How do I find a bilingual beopmusa in Seoul?

Large law offices in areas with high expat concentrations — Yongsan, Mapo, Itaewon, Bundang — frequently have English-speaking beopmusa practices or at minimum a bilingual staff member. English-language expat real estate agents typically maintain working relationships with bilingual beopmusas and can provide referrals. An international law firm referral is not necessary to find English-capable title registration support.

What does the beopmusa's fee actually cover?

The statutory fee structure covers the title transfer filing, acquisition tax proxy payment, National Housing Bond purchase and resale, administrative surcharges for court registry transport, and document preparation. For a standard Seoul apartment, total beopmusa remuneration typically aggregates between ₩500,000 and ₩1,200,000. This includes every legally required step in the registration process — not a stripped-down base service.

If the international law firm hires a beopmusa anyway, why does it cost so much more?

You are paying for the law firm's advisory layer — English-language contract review, regulatory compliance analysis, coordination with tax advisors, and attorney representation for disputes. For a standard residential purchase where the buyer has already handled the regulatory preparation, that advisory layer adds limited marginal value. For complex transactions involving corporate structures, multi-home tax strategy, or contested titles, the advisory layer is the primary service.

What happens if the beopmusa makes an error on the title registration?

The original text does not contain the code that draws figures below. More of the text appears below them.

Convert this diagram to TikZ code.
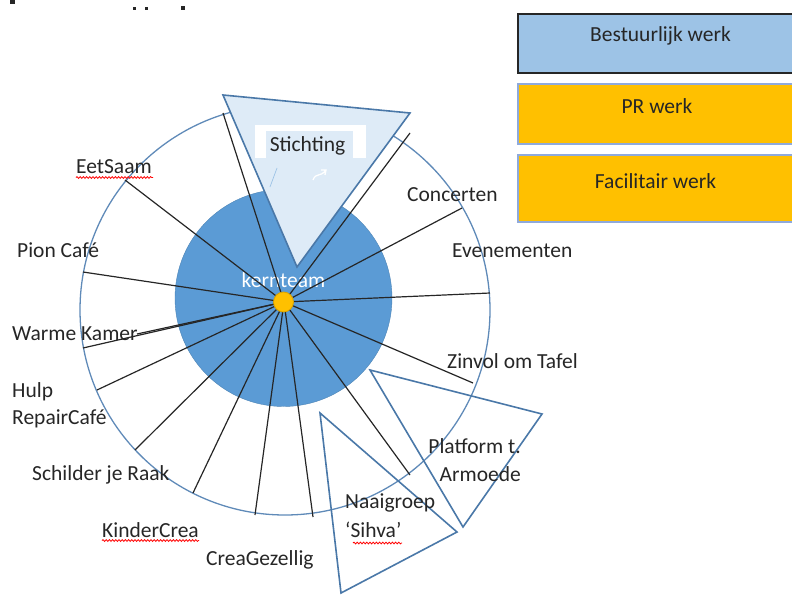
\documentclass[tikz,border=0pt]{standalone}
\usepackage{fontspec}
\setmainfont{Carlito}
\usetikzlibrary{decorations.pathmorphing}
\definecolor{discblue}{HTML}{5B9BD5}
\definecolor{ringblue}{HTML}{5F8AB8}
\definecolor{triblue}{HTML}{4A78A8}
\definecolor{trifill}{HTML}{DEEBF7}
\definecolor{legblue}{HTML}{9DC3E6}
\definecolor{leggold}{HTML}{FFC000}
\definecolor{legedge}{HTML}{8FAADC}
\definecolor{dotedge}{HTML}{D9A300}
\definecolor{txt}{HTML}{262626}
\begin{document}
\begin{tikzpicture}[x=1pt,y=-1pt,
  lbl/.style={font=\fontsize{21.5pt}{28pt}\selectfont, inner sep=0pt, text=txt},
  spoke/.style={draw=txt, line width=1.2pt},
  tri/.style={draw=triblue, line width=1.6pt, line join=miter},
  legbox/.style={rectangle, anchor=north west, inner sep=0pt, outer sep=0pt, minimum width=290pt, line width=1.3pt},
  squiggle/.style={draw=red, line width=0.8pt, decorate, decoration={snake, amplitude=0.9pt, segment length=3.2pt}}]
\useasboundingbox (0,0) rectangle (792,594);
% cut-off marks at the top
\fill[txt] (10,0) rectangle (14.5,4);
\fill[txt] (132.5,7) rectangle (136,10);
\fill[txt] (144.5,7) rectangle (148,10);
\fill[txt] (180.5,6.5) rectangle (185,10);
% outer ring and inner disc
\node[circle, draw=ringblue, line width=1.3pt, minimum size=410pt, inner sep=0pt, outer sep=0pt] (ring) at (285,310) {};
\node[circle, fill=discblue, draw=discblue!85!black, line width=0.4pt, minimum size=217pt, inner sep=0pt] (disc) at (283.5,298) {};
\node[lbl, text=white, anchor=base] (kern) at (283.5,287) {kernteam};
% Stichting triangle
\coordinate (s1) at (223,95);
\coordinate (s2) at (410,113);
\coordinate (s3) at (297,267);
\filldraw[tri, fill=trifill] (s1) -- (s2) -- (s3) -- cycle;
\node[fill=white, minimum width=111pt, minimum height=33pt, inner sep=0pt] (sbox) at (310.5,141.5) {};
\node[fill=trifill, minimum width=87.5pt, minimum height=27.5pt, inner sep=0pt] (shl) at (309.5,144.5) {};
\node[lbl, anchor=base] (stichting) at (307.5,151) {Stichting};
\coordinate (m1) at (270,187);
\coordinate (m2) at (277,168);
\draw[legblue, line width=0.7pt] (m1) -- (m2);
\coordinate (w1) at (313,180);
\coordinate (w2) at (326,170);
\draw[white, line width=1.3pt] (w1) .. controls (316,172) and (320,178) .. (w2) (321,170) -- (w2) -- (325,175);
% spokes
\coordinate (e1) at (223,113);
\coordinate (e2) at (410,133);
\coordinate (e3) at (462,208);
\coordinate (e4) at (490,293);
\coordinate (e5) at (473,383);
\coordinate (e6) at (410,475);
\coordinate (e7) at (313,517);
\coordinate (e8) at (255,515);
\coordinate (e9) at (193,493);
\coordinate (e10) at (135,450);
\coordinate (e11) at (97,390);
\coordinate (e12) at (83,348);
\coordinate (e13) at (137,334);
\coordinate (e14) at (83,272);
\coordinate (e15) at (125,180);
\node[circle, inner sep=0pt, minimum size=0pt] (c) at (284,302) {};
\foreach \i in {1,...,15} {\draw[spoke] (c.center) -- (e\i);}
\node[circle, fill=leggold, draw=dotedge, line width=0.8pt, minimum size=20pt, inner sep=0pt] (dot) at (283.5,302) {};
% other triangles
\coordinate (p1) at (370,370);
\coordinate (p2) at (542,414);
\coordinate (p3) at (463,527);
\draw[tri] (p1) -- (p2) -- (p3) -- cycle;
\coordinate (n1) at (320,413);
\coordinate (n2) at (457,532);
\coordinate (n3) at (341,593);
\draw[tri] (n1) -- (n2) -- (n3) -- cycle;
% labels
\node[lbl, anchor=base west] (eetsaam) at (76,173) {EetSaam};
\node[lbl, anchor=base west] (pion) at (17,257) {Pion Café};
\node[lbl, anchor=base west] (warme) at (12,340) {Warme Kamer};
\node[lbl, anchor=base west, align=left, font=\fontsize{21.5pt}{27pt}\selectfont] (hulp) at (12,424) {Hulp\\RepairCafé};
\node[lbl, anchor=base west] (schilder) at (32,480) {Schilder je Raak};
\node[lbl, anchor=base west] (kinder) at (102,537) {KinderCrea};
\node[lbl, anchor=base west] (crea) at (206,565) {CreaGezellig};
\node[lbl, anchor=base west, align=left, font=\fontsize{21.5pt}{29pt}\selectfont] (naai) at (345,537) {Naaigroep\\‘Sihva’};
\node[lbl, anchor=base east, align=right] (platform) at (521,481) {Platform t.\\Armoede};
\node[lbl, anchor=base west] (zinvol) at (447,368) {Zinvol om Tafel};
\node[lbl, anchor=base west] (even) at (452,257) {Evenementen};
\node[lbl, anchor=base west] (conc) at (407,201) {Concerten};
% spell-check underlines
\coordinate (u1a) at (76,177.5); \coordinate (u1b) at (153,177.5);
\coordinate (u2a) at (102,540.5); \coordinate (u2b) at (199,540.5);
\coordinate (u3a) at (353,543); \coordinate (u3b) at (402,543);
\draw[squiggle] (u1a) -- (u1b);
\draw[squiggle] (u2a) -- (u2b);
\draw[squiggle] (u3a) -- (u3b);
% legend
\node[legbox, draw=txt, fill=legblue, minimum height=59pt] (b1) at (518,14) {};
\node[legbox, draw=legedge, fill=leggold, minimum height=60pt] (b2) at (518,84) {};
\node[legbox, draw=legedge, fill=leggold, minimum height=67pt] (b3) at (518,155) {};
\node[lbl, anchor=base] (t1) at (660.5,42) {Bestuurlijk werk};
\node[lbl, anchor=base] (t2) at (657,113) {PR werk};
\node[lbl, anchor=base] (t3) at (655.5,188) {Facilitair werk};
\end{tikzpicture}
\end{document}
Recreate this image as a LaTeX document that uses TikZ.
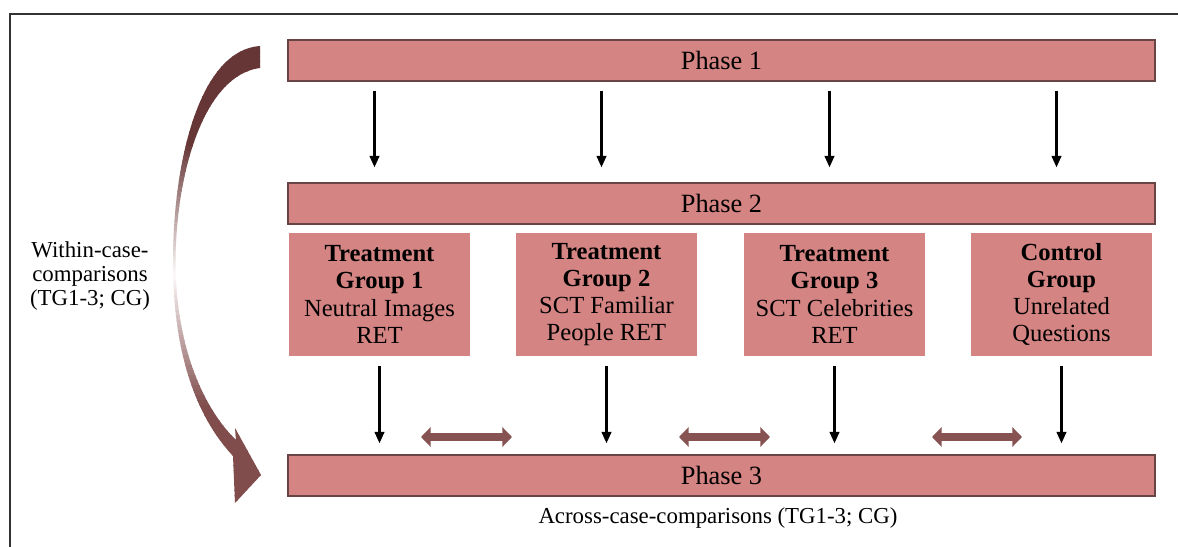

Beopmusas carry professional liability insurance and are licensed by the Ministry of Justice. Errors in the deunggi registration are rare because the process is precisely defined, and the beopmusa's core professional mandate is executing it correctly. The risk profile of using a licensed, experienced beopmusa for a standard transaction is extremely low — the title system itself (deunggi-bu deungbon) is one of the most reliable property registration frameworks in Asia.